As a conclusion of 20 years of study, work and political engagement, the dissertation “A cosmopolitan outlook on health workforce development” of our colleague and Board member Remco van de Pas is a must-read for all who care about global health workforce issue. Thanks for this, Dear Remco, and good luck for the upcoming “defence” session!

Remco van de Pas: A cosmopolitan outlook on health workforce development 

“Over the last few decades, the global health workforce (HWF) gap has increased. This gap concerns the skilled HWF required for providing essential health care services across the world in an equitable manner. This thesis takes a cosmopolitan outlook, as coined by Ulrich Beck to describe a reflexive modernity, to study what is required to develop the global health workforce in an equitable manner. It looks into principles and policies of global health governance to assess what has been done to strengthen the health workforce. It also shows that there is a paradox in economic globalization, which leads to a structural problem to invest (sufficiently) in the health workforce at the national level. Via different methodologies, several levels of global health policy and health workforce development are studied. This includes a comparative policy analysis between countries as well as a specific study on health workforce investment in post –Ebola Guinea. Institutional reform of the WHO is studied alongside an analysis on the implementation of WHO’s Code of Practice on the international Recruitment of Health Personnel. The implications of the securitization of health policy on attacks against humanitarian health workers are researched. The thesis includes a critical analysis of the current resilience focus in health systems development. It analyses to what extent global health approaches in the Sustainable Development Goals are grounded in the Right to Health.

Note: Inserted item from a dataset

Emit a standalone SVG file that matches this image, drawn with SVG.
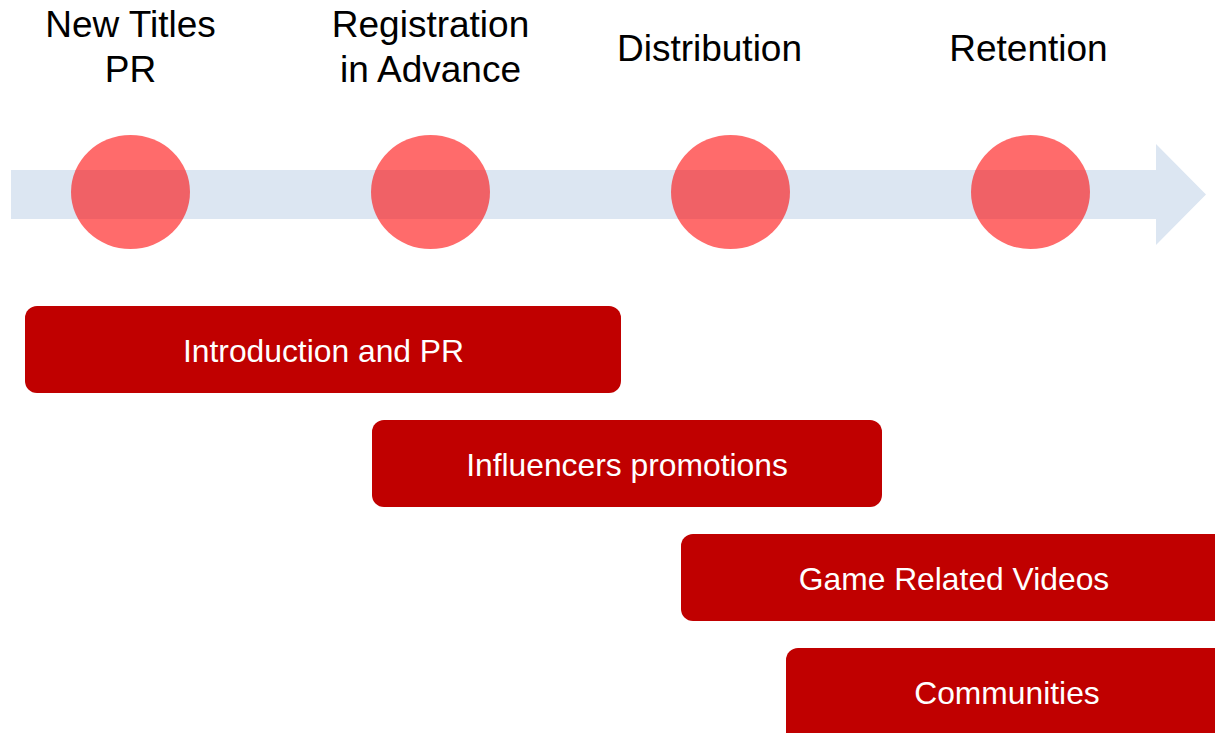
<svg xmlns="http://www.w3.org/2000/svg" width="1215" height="733" viewBox="0 0 1215 733">
  <style>
    .head { font-family: "Liberation Sans", Arial, sans-serif; font-size: 37px; fill: #000000; text-anchor: middle; }
    .bar { fill: #C00000; }
    .bar-label { font-family: "Liberation Sans", Arial, sans-serif; font-size: 31.8px; fill: #FFFFFF; text-anchor: middle; }
    .stage { fill: #FF0000; fill-opacity: 0.58; }
    .timeline { fill: #DCE6F2; }
  </style>

  <!-- timeline arrow -->
  <g id="connectors">
    <path class="timeline" d="M11,170 H1156 V144 L1206,194.5 L1156,245 V219 H11 Z"/>
  </g>

  <!-- stage markers with titles -->
  <g id="stage-new-titles">
    <text class="head" x="130.5" y="37">New Titles</text>
    <text class="head" x="130.5" y="82">PR</text>
    <ellipse class="stage" cx="130.5" cy="192" rx="59.5" ry="57"/>
  </g>
  <g id="stage-registration">
    <text class="head" x="430.5" y="37">Registration</text>
    <text class="head" x="430.5" y="82">in Advance</text>
    <ellipse class="stage" cx="430.5" cy="192" rx="59.5" ry="57"/>
  </g>
  <g id="stage-distribution">
    <text class="head" x="709.5" y="61">Distribution</text>
    <ellipse class="stage" cx="730.5" cy="192" rx="59.5" ry="57"/>
  </g>
  <g id="stage-retention">
    <text class="head" x="1028.5" y="61">Retention</text>
    <ellipse class="stage" cx="1030.5" cy="192" rx="59.5" ry="57"/>
  </g>

  <!-- activity bars -->
  <g id="bar-introduction">
    <rect class="bar" x="25" y="306" width="596" height="87" rx="12"/>
    <text class="bar-label" x="323.5" y="362">Introduction and PR</text>
  </g>
  <g id="bar-influencers">
    <rect class="bar" x="372" y="420" width="510" height="87" rx="12"/>
    <text class="bar-label" x="627" y="476">Influencers promotions</text>
  </g>
  <g id="bar-videos">
    <rect class="bar" x="681" y="534" width="546" height="87" rx="12"/>
    <text class="bar-label" x="954" y="590">Game Related Videos</text>
  </g>
  <g id="bar-communities">
    <rect class="bar" x="786" y="648" width="442" height="100" rx="12"/>
    <text class="bar-label" x="1007" y="704">Communities</text>
  </g>
</svg>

The discussion then outlines the democratic space to reform and strengthen health workforce development across the different policy levels of global health governance. This is possible with a more cosmopolitan, transnational outlook to the health workforce challenge and international labour migration. This requires that countries take a shared sovereignty approach and find ways to regulate economic globalization so that it benefits the public good rather than the wealth of a few. However, current policy trends suggest that countries move away from these principles, instead of towards them. The thesis ends with suggestions on how to move beyond this ‘gridlock’ in global health workforce cooperation. It argues for moving beyond economic growth as a policy imperative, and instead take into account the planetary boundaries and social foundations as a basis for future global health workforce governance, known as the Doughnut Economics model.”